歳を重ねると「薬」が手放せなくなるものだが、健康長寿を保つためにはそのリスクもしっかりと把握しておくべきだ。副作用によって知らず知らずのうちに認知機能が低下してしまうこともあるという。新著『ぼけの壁』がベストセラーとなっている精神科医・和田秀樹氏が解説する。
「薬によって認知機能が低下している場合、断薬することで症状が改善するというのはよくあります。多いのは、抗精神病薬などを飲んでいる人が、血中に残った成分が脳に影響することで記憶力の低下を来たす症例です。
また病院の処方薬で血圧やコレステロール値、血糖値などを下げると活力全体が低下することがある。添付文書に具体的な副作用の記載がない薬でも頭がぼんやりするなど認知症に似た症状が出たり、認知症を進行させることもあり得ます」
薬の副作用による認知機能の低下は、「大きく5種類の症状に分けられる」と薬剤師の長澤育弘氏(銀座薬局代表)は言う。それが「記憶障害」「失語」「失行」「失認」「遂行機能障害」だ。
「記憶障害はいわゆる物忘れです。『昼食に何を食べたか忘れる』『人や物の名前が出てこない』などの物忘れの自覚があるのは生理的健忘で問題ありません。対して、『昼食を食べたこと自体を忘れる』『数分前のことを思い出せない』など体験そのものを忘れ、本人に物忘れの自覚がないのが、病としての物忘れの大きな特徴です」(長澤氏)
失語には、言葉は理解できるが話すことができない「運動性失語」と、話すことはできるが相手の言うことが理解できない「感覚性失語」などがある。薬による認知機能低下により、物の名前が出にくくなるなどの症状が出る場合があるという。
「失行」は、麻痺などの運動障害がないのに日常生活での動作ができなくなること。

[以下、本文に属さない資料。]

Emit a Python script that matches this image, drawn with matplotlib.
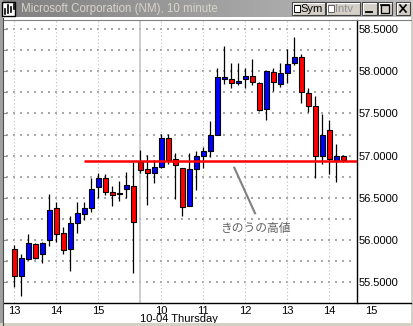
import matplotlib
matplotlib.use("Agg")
import matplotlib.pyplot as plt
import numpy as np
from matplotlib.patches import Rectangle
from matplotlib.lines import Line2D

plt.rcParams['font.family'] = ['Liberation Sans', 'Noto Sans CJK JP', 'DejaVu Sans']

# ---- data (10-minute bars, MSFT) ----
opens  = [55.89, 55.58, 55.78, 55.95, 55.83, 56.00, 56.38, 56.08, 55.90, 56.20, 56.31, 56.38,
          56.63, 56.73, 56.57, 56.55, 56.60, 56.64,
          56.92, 56.84, 56.79, 56.87, 57.21, 56.96, 56.86, 56.40, 56.84, 57.00, 57.05, 57.25,
          57.91, 57.91, 57.86, 57.91, 57.94, 57.86, 57.55, 57.99, 57.85, 57.98, 58.10, 58.17,
          57.74, 57.59, 57.00, 57.30, 56.94, 57.00]
highs  = [55.94, 55.84, 56.07, 55.96, 55.98, 56.55, 56.45, 56.16, 56.28, 56.45, 56.45, 56.74,
          56.80, 56.78, 56.64, 56.70, 56.81, 56.93,
          57.07, 57.01, 56.95, 57.26, 57.26, 57.03, 56.86, 57.03, 57.05, 57.10, 57.41, 58.04,
          58.30, 58.10, 58.10, 58.04, 58.14, 57.87, 58.00, 58.04, 58.10, 58.27, 58.41, 58.21,
          57.80, 57.71, 57.49, 57.42, 57.14, 57.01]
lows   = [55.44, 55.34, 55.76, 55.78, 55.73, 55.93, 55.98, 55.84, 55.63, 56.09, 56.24, 56.33,
          56.50, 56.53, 56.40, 56.46, 56.50, 55.61,
          56.80, 56.42, 56.68, 56.85, 56.90, 56.49, 56.28, 56.40, 56.59, 56.85, 56.98, 57.25,
          57.85, 57.80, 57.84, 57.80, 57.84, 57.53, 57.42, 57.77, 57.81, 57.86, 58.07, 57.63,
          57.52, 56.74, 56.90, 56.78, 56.69, 56.93]
closes = [55.58, 55.79, 55.96, 55.79, 55.96, 56.36, 56.07, 55.88, 56.20, 56.32, 56.38, 56.61,
          56.73, 56.57, 56.54, 56.55, 56.65, 56.22,
          56.83, 56.80, 56.87, 57.21, 56.95, 56.89, 56.39, 56.84, 57.00, 57.06, 57.25, 57.93,
          57.93, 57.86, 57.88, 57.94, 57.87, 57.54, 58.00, 57.87, 57.98, 58.09, 58.17, 57.75,
          57.59, 57.00, 57.25, 56.96, 57.00, 56.95]

xtick_pos = [0, 6, 12, 21, 27, 33, 39, 45, 51]
xtick_labels = ['13', '14', '15', '10', '11', '12', '13', '14', '15']
day_break = 18
day_label = '10-04 Thursday'
ytick_vals = [55.5, 56.0, 56.5, 57.0, 57.5, 58.0, 58.5]
ytick_labels = ['55.5000', '56.0000', '56.5000', '57.0000', '57.5000', '58.0000', '58.5000']
ygrid_vals = [55.5 + 0.25 * k for k in range(13)]
prev_high = 56.94
prev_high_start = 10
annot_text = 'きのうの高値'
title = 'Microsoft Corporation (NM), 10 minute'

W, H = 414, 326
fig = plt.figure(figsize=(W / 100, H / 100), dpi=100)
fig.patch.set_facecolor('white')

def fx(x): return x / W
def fy(y): return 1 - y / H

# plot axes
L, R, T, B = 4, 357, 20, 303.3
ax = fig.add_axes([fx(L), fy(B), fx(R) - fx(L), fy(T) - fy(B)])
ax.set_xlim(-1.471, 48.957)
ax.set_ylim(55.2512, 58.6078)
ax.set_facecolor('white')
for s in ['left', 'top']:
    ax.spines[s].set_visible(False)
ax.spines['right'].set_color('black')
ax.spines['right'].set_linewidth(1.0)
ax.spines['bottom'].set_visible(False)

# grid
n = len(opens)
gx = np.arange(-1, 49)
for g in ygrid_vals:
    ax.scatter(gx, np.full(len(gx), g), s=0.8, color='#a8a8a8', marker='s', linewidths=0, zorder=1)
    ax.plot([-1.471, -1.2], [g, g], color='#909090', lw=0.8, zorder=1)
for p in xtick_pos:
    if p < 49:
        ax.axvline(p, color='#c0c0c0', lw=0.8, linestyle=(0, (1, 2.2)), zorder=1)
ax.axvline(day_break, color='#c0c0c0', lw=1.1, zorder=1)

# candles
x = np.arange(n)
o = np.array(opens); c = np.array(closes)
ax.vlines(x, lows, highs, color='black', lw=0.9, zorder=2)
cols = ['#0000ff' if cc > oo else '#ff0000' for oo, cc in zip(o, c)]
bot = np.minimum(o, c)
hgt = np.maximum(np.abs(c - o), 0.004)
ax.bar(x, hgt, bottom=bot, width=0.64, color=cols, edgecolor='black', linewidth=0.8, zorder=3)

# previous high line
ax.plot([prev_high_start, 48.957], [prev_high, prev_high], color='#ff0000', lw=1.8, zorder=4,
        solid_capstyle='butt')
ax.plot([31.43, 34.39], [56.858, 56.318], color='#808080', lw=1.5, zorder=4)
ax.text(34.49, 56.14, annot_text, ha='center', va='center', fontsize=8.5, color='#606060',
        family=['Noto Sans CJK JP'])

# y tick labels
ax.set_yticks(ytick_vals)
ax.set_yticklabels(ytick_labels)
ax.yaxis.tick_right()
ax.tick_params(axis='y', length=0, pad=1.5, labelsize=8, labelcolor='black')
ax.set_xticks([])

# x labels
trans = ax.get_xaxis_transform()
for p, lab in zip(xtick_pos, xtick_labels):
    ax.text(p, (B - 310.5) / (B - T), lab, transform=trans, ha='center',
            va='center', fontsize=8, clip_on=False)
ax.text(day_break, (B - 319) / (B - T), day_label, transform=trans, ha='left', va='center',
        fontsize=8, clip_on=False)

# bottom axis line extending to right edge
fig.add_artist(Line2D([fx(4), fx(411)], [fy(B), fy(B)], color='black', lw=1.0))
# top border line
fig.add_artist(Line2D([fx(3), fx(411)], [fy(19.5), fy(19.5)], color='#808080', lw=0.8))

# window frame
fig.add_artist(Rectangle((0, 0), fx(3), 1, transform=fig.transFigure, facecolor='#a0a0a0',
                         edgecolor='none'))
fig.add_artist(Line2D([fx(3), fx(3)], [0, fy(18)], color='#505050', lw=0.8))
fig.add_artist(Rectangle((0, 0), 1, fy(323), transform=fig.transFigure, facecolor='#d4d0c8',
                         edgecolor='none'))
fig.add_artist(Rectangle((fx(411), 0), 1 - fx(411), 1, transform=fig.transFigure,
                         facecolor='#d4d0c8', edgecolor='none'))

# title bar with gradient
tax = fig.add_axes([0, fy(17.5), 1, fy(0) - fy(17.5)])
grad = np.linspace(0, 1, 256)
c1 = np.array([128, 128, 128]) / 255; c2 = np.array([190, 190, 190]) / 255
img = (c1[None, :] + grad[:, None] * (c2 - c1)[None, :])[None, :, :]
tax.imshow(img, aspect='auto', extent=[0, 1, 0, 1])
tax.set_axis_off()
fig.text(fx(21), fy(9), title, ha='left', va='center', fontsize=8.3, color='#d8d4cc')

# icon
fig.add_artist(Rectangle((fx(2), fy(16)), fx(15) - fx(2), fy(2) - fy(16), transform=fig.transFigure,
                         facecolor='white', edgecolor='black', lw=1.0))
for (xa, ya, yb) in [(5, 9, 14), (8, 5, 13), (11, 7, 12), (14, 4, 9)]:
    fig.add_artist(Line2D([fx(xa), fx(xa)], [fy(ya), fy(yb)], color='black', lw=1.2))

# buttons
def button(x0, x1, y0=2, y1=15):
    fig.add_artist(Rectangle((fx(x0), fy(y1)), fx(x1) - fx(x0), fy(y0) - fy(y1),
                             transform=fig.transFigure, facecolor='#d4d0c8', edgecolor='#404040',
                             lw=0.8))
    fig.add_artist(Line2D([fx(x0 + 0.8), fx(x0 + 0.8), fx(x1 - 1)], [fy(y1 - 1), fy(y0 + 0.8), fy(y0 + 0.8)],
                          color='white', lw=0.8))

button(292, 325)
fig.add_artist(Rectangle((fx(294), fy(12)), fx(300) - fx(294), fy(5) - fy(12), transform=fig.transFigure,
                         facecolor='white', edgecolor='black', lw=0.7))
fig.text(fx(300.5), fy(8.8), 'Sym', ha='left', va='center', fontsize=8, color='black')
button(326, 360)
fig.add_artist(Rectangle((fx(328), fy(12)), fx(334) - fx(328), fy(5) - fy(12), transform=fig.transFigure,
                         facecolor='white', edgecolor='#606060', lw=0.7))
fig.text(fx(335), fy(8.8), 'Intv', ha='left', va='center', fontsize=8, color='#909090')
button(362, 377)
fig.add_artist(Line2D([fx(366), fx(372)], [fy(12), fy(12)], color='black', lw=1.3))
button(378, 392)
fig.add_artist(Rectangle((fx(381), fy(12.5)), fx(389) - fx(381), fy(4.5) - fy(12.5), transform=fig.transFigure,
                         facecolor='none', edgecolor='black', lw=0.9))
fig.add_artist(Line2D([fx(381), fx(389)], [fy(5), fy(5)], color='black', lw=1.2))
button(396, 410)
fig.add_artist(Line2D([fx(400), fx(406)], [fy(5), fy(12)], color='black', lw=1.2))
fig.add_artist(Line2D([fx(400), fx(406)], [fy(12), fy(5)], color='black', lw=1.2))

fig.savefig('out.png', dpi=100)
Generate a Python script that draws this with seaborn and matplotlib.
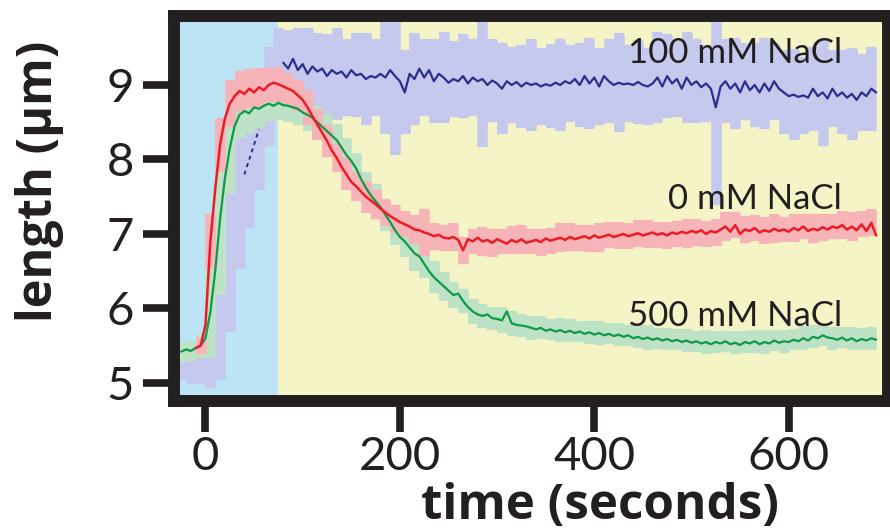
import numpy as np
import matplotlib
matplotlib.use("Agg")
import matplotlib.pyplot as plt
import seaborn as sns

# ---------------- data ----------------
time_s = np.arange(-25, 691, 5)  # seconds, 5 s steps

red_0mM = [np.nan, np.nan, np.nan, 5.47, 5.50, 5.78, 6.90, 7.60, 8.20, 8.55,
           8.75, 8.85, 8.92, 8.88, 8.95, 8.90, 8.97, 8.93, 9.00, 9.03,
           9.01, 8.98, 8.95, 8.92, 8.86, 8.80, 8.70, 8.58, 8.47, 8.36,
           8.25, 8.12, 8.02, 7.90, 7.80, 7.70, 7.64, 7.57, 7.50, 7.45,
           7.40, 7.34, 7.29, 7.24, 7.20, 7.16, 7.13, 7.10, 7.06, 7.05,
           7.02, 7.00, 6.97, 6.99, 6.95, 6.94, 6.96, 6.92, 6.78, 6.93,
           6.90, 6.95, 6.90, 6.92, 6.88, 6.93, 6.90, 6.87, 6.92, 6.89,
           6.93, 6.88, 6.90, 6.92, 6.89, 6.94, 6.91, 6.93, 6.95, 6.92,
           6.96, 6.93, 6.95, 6.97, 6.94, 6.98, 6.95, 6.97, 6.99, 6.96,
           6.98, 7.00, 6.97, 6.99, 7.01, 6.98, 7.00, 7.02, 6.99, 7.01,
           6.98, 7.02, 7.00, 7.03, 7.01, 7.04, 7.02, 7.05, 7.00, 7.04,
           7.02, 7.06, 7.10, 7.03, 7.12, 7.00, 7.06, 7.04, 7.08, 7.02,
           7.05, 7.03, 7.07, 7.04, 7.06, 7.03, 7.08, 7.05, 7.10, 7.04,
           7.07, 7.05, 7.09, 7.06, 7.10, 7.08, 7.12, 7.06, 7.10, 7.05,
           7.13, 7.04, 7.15, 6.98]

green_500mM = [5.42, 5.45, 5.43, 5.47, 5.50, 5.60, 5.95, 6.50, 7.20, 7.75,
               8.15, 8.45, 8.60, 8.65, 8.62, 8.70, 8.68, 8.72, 8.75, 8.72,
               8.76, 8.73, 8.72, 8.70, 8.68, 8.63, 8.60, 8.56, 8.50, 8.44,
               8.38, 8.32, 8.26, 8.16, 8.06, 7.98, 7.88, 7.74, 7.62, 7.52,
               7.44, 7.36, 7.26, 7.16, 7.05, 6.96, 6.90, 6.82, 6.74, 6.70,
               6.60, 6.50, 6.42, 6.36, 6.30, 6.24, 6.18, 6.20, 6.10, 6.02,
               5.96, 5.92, 5.90, 5.92, 5.87, 5.86, 5.84, 5.96, 5.80, 5.78,
               5.77, 5.76, 5.74, 5.72, 5.74, 5.70, 5.72, 5.69, 5.71, 5.68,
               5.70, 5.67, 5.69, 5.66, 5.68, 5.65, 5.67, 5.64, 5.66, 5.63,
               5.65, 5.62, 5.64, 5.60, 5.62, 5.59, 5.61, 5.58, 5.60, 5.57,
               5.59, 5.56, 5.58, 5.55, 5.57, 5.54, 5.56, 5.53, 5.55, 5.52,
               5.55, 5.53, 5.56, 5.52, 5.54, 5.51, 5.55, 5.53, 5.56, 5.52,
               5.55, 5.53, 5.57, 5.54, 5.56, 5.55, 5.58, 5.56, 5.60, 5.57,
               5.62, 5.60, 5.64, 5.61, 5.60, 5.58, 5.61, 5.57, 5.60, 5.56,
               5.59, 5.57, 5.60, 5.58]

blue_100mM = [5.20, 5.22, 5.20, 5.25, 5.30, 5.35, 5.45, 5.60, 5.85, 6.20,
              6.70, 7.20, 7.55, 7.80, 8.00, 8.20, 8.40, 8.65, 8.85, 9.05,
              9.20, 9.30, 9.22, 9.35, 9.20, 9.28, 9.15, 9.25, 9.18, 9.22,
              9.12, 9.20, 9.15, 9.18, 9.10, 9.20, 9.13, 9.15, 9.08, 9.12,
              9.10, 9.15, 9.10, 9.20, 9.12, 9.05, 8.90, 9.15, 9.08, 9.22,
              9.10, 9.20, 9.05, 9.15, 9.10, 9.03, 9.08, 9.05, 9.12, 9.02,
              9.10, 9.05, 9.08, 9.00, 9.06, 9.02, 8.95, 9.05, 9.00, 9.04,
              8.98, 9.03, 9.00, 9.02, 8.98, 9.01, 8.99, 9.03, 9.00, 9.05,
              9.02, 9.08, 9.00, 9.12, 9.02, 9.10, 8.98, 9.12, 9.05, 9.00,
              9.03, 9.01, 9.02, 9.00, 9.04, 9.00, 8.98, 9.02, 9.10, 8.98,
              9.12, 9.02, 9.08, 8.95, 9.10, 9.00, 9.05, 8.97, 9.02, 8.95,
              8.70, 8.98, 9.05, 8.95, 9.02, 8.90, 9.05, 8.93, 9.00, 8.90,
              9.02, 8.92, 9.05, 8.95, 8.90, 8.85, 8.87, 8.84, 8.86, 8.83,
              8.95, 8.85, 8.90, 8.82, 8.95, 8.85, 8.90, 8.83, 8.88, 8.80,
              8.90, 8.85, 8.95, 8.90]

# error bars (every 10 s: -25, -15, ..., 685)
err_blue = [0.15, 0.20, 0.30, 0.50, 0.80, 1.00, 1.00, 0.90, 0.80, 0.65, 0.55,
            0.50, 0.55, 0.60, 0.50, 0.55, 0.60, 0.50, 0.55, 0.60, 0.50,
            0.75, 1.05, 0.55, 0.60, 0.50, 0.55, 0.60, 0.50, 0.55, 0.50,
            0.90, 0.55, 0.60, 0.50, 0.55, 0.60, 0.50, 0.55, 0.60, 0.50,
            0.55, 0.60, 0.50, 0.55, 0.65, 0.50, 0.55, 0.50, 0.60, 0.55,
            0.50, 0.60, 0.55, 0.50, 1.30, 0.55, 0.60, 0.50, 0.55, 0.60,
            0.50, 0.55, 0.60, 0.50, 0.55, 0.70, 0.50, 0.55, 0.60, 0.50,
            0.55]
err_red = [np.nan, np.nan, 0.10, 0.35, 0.35, 0.30, 0.25, 0.25, 0.25, 0.22, 0.22,
           0.20, 0.20, 0.22, 0.20, 0.20, 0.18, 0.20, 0.18, 0.20, 0.18,
           0.17, 0.18, 0.16, 0.18, 0.30, 0.17, 0.16, 0.18, 0.17, 0.16,
           0.18, 0.17, 0.16, 0.17, 0.18, 0.16, 0.17, 0.16, 0.18, 0.17,
           0.16, 0.17, 0.18, 0.16, 0.17, 0.16, 0.17, 0.18, 0.16, 0.17,
           0.16, 0.18, 0.17, 0.16, 0.17, 0.18, 0.16, 0.17, 0.16, 0.17,
           0.18, 0.16, 0.17, 0.16, 0.18, 0.17, 0.16, 0.17, 0.18, 0.16,
           0.17]
err_green = [0.12, 0.12, 0.15, 0.60, 1.00, 0.60, 0.30, 0.25, 0.25, 0.22, 0.22,
             0.20, 0.20, 0.20, 0.20, 0.22, 0.20, 0.22, 0.20, 0.20, 0.22,
             0.20, 0.18, 0.20, 0.22, 0.18, 0.20, 0.18, 0.16, 0.15, 0.16,
             0.15, 0.14, 0.16, 0.15, 0.14, 0.15, 0.14, 0.13, 0.15, 0.14,
             0.13, 0.14, 0.15, 0.13, 0.14, 0.13, 0.14, 0.15, 0.13, 0.14,
             0.13, 0.14, 0.13, 0.15, 0.14, 0.13, 0.14, 0.13, 0.14, 0.15,
             0.13, 0.14, 0.13, 0.15, 0.14, 0.13, 0.14, 0.13, 0.14, 0.13,
             0.14]

labels = ["100 mM NaCl", "0 mM NaCl", "500 mM NaCl"]
x_ticks = [0, 200, 400, 600]
y_ticks = [5, 6, 7, 8, 9]
switch_time = 75  # end of blue-shaded phase

# ---------------- style ----------------
sns.set_theme(style="white")
plt.rcParams["font.family"] = ["Lato", "DejaVu Sans"]

C_BLUE, C_RED, C_GREEN = "#2B2E8C", "#EC1C24", "#0E9A48"
B_BLUE, B_RED, B_GREEN = "#C5C9EE", "#F6B4B8", "#BEE2C6"
BG_BLUE, BG_YELLOW = "#BDE4F4", "#F5F4C6"
INK = "#231F20"

fig = plt.figure(figsize=(8.9, 5.32), dpi=100)
ax = fig.add_axes([174 / 890, 1 - 401 / 532, (888 - 174) / 890, (401 - 16) / 532])

ax.set_xlim(-32.4, 702.2)
ax.set_ylim(4.758, 9.926)

ax.axvspan(-60, switch_time, color=BG_BLUE, lw=0, zorder=0)
ax.axvspan(switch_time, 800, color=BG_YELLOW, lw=0, zorder=0)

t = np.asarray(time_s, dtype=float)
blue = np.asarray(blue_100mM)
red = np.asarray(red_0mM)
green = np.asarray(green_500mM)
te = t[::2]

def bars(mean, err, color, z):
    ax.errorbar(te, mean[::2], yerr=np.asarray(err), fmt="none", ecolor=color,
                elinewidth=7.6, capsize=3.5, capthick=1.6, zorder=z)

bars(blue, err_blue, B_BLUE, 1)
bars(green, err_green, B_GREEN, 2)
bars(red, err_red, B_RED, 3)

late = t >= 78
early = (t >= 40) & (t <= 55)
sns.lineplot(x=t[late], y=blue[late], ax=ax, color=C_BLUE, lw=1.6,
             estimator=None, zorder=4)
ax.plot(t[early], blue[early], color=C_BLUE, lw=1.4, ls=(0, (2, 2)), zorder=4)
sns.lineplot(x=t, y=green, ax=ax, color=C_GREEN, lw=1.6, estimator=None, zorder=5)
sns.lineplot(x=t, y=red, ax=ax, color=C_RED, lw=1.8, estimator=None, zorder=6)

for lab, yv in zip(labels, [9.43, 7.47, 5.90]):
    ax.text(655, yv, lab, ha="right", va="center", fontsize=25, color=INK, zorder=7)

# ---------------- axes ----------------
ax.set_xticks(x_ticks)
ax.set_yticks(y_ticks)
ax.set_xticklabels([str(v) for v in x_ticks])
ax.set_yticklabels([str(v) for v in y_ticks])
ax.tick_params(axis="both", direction="out", length=22, width=5.5, color=INK,
               labelcolor=INK, bottom=True, left=True)
ax.tick_params(axis="x", labelsize=34, pad=3)
ax.tick_params(axis="y", labelsize=34, pad=7)
for s in ax.spines.values():
    s.set_visible(True)
    s.set_linewidth(8.6)
    s.set_color(INK)
    s.set_capstyle("projecting")
    s.set_zorder(10)

lab_font = ["Open Sans", "Lato", "DejaVu Sans"]
ax.set_xlabel("time (seconds)", fontsize=35.5, fontweight="bold", color=INK,
              family=lab_font, va="bottom")
ax.set_ylabel("length (\u00b5m)", fontsize=35, fontweight="bold", color=INK,
              family=lab_font, va="baseline")
ax.xaxis.set_label_coords(0.597, -0.3377)
ax.yaxis.set_label_coords(-0.171, 0.571)
ax.grid(False)

fig.savefig("out.png", dpi=100)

服が着られなくなる「着衣失行」などがある。「失認」は、目や耳などの感覚機能に異常がないのに物体を認識できなくなることを指す。
「失認には、視力の障害がないのに目の前のものが何かわからない『視覚性失認』、知っているはずの場所で道に迷う『地誌的失見当識』などがあります。また、遂行機能障害は計画を立てて物事を行なうことができなくなることです。例えば、手順に沿って料理することが困難になります」(同前)
大雑把に言えば、これらは周囲から「〇〇さん、最近ぼけてきた?」と見られるような症状一般だと言える。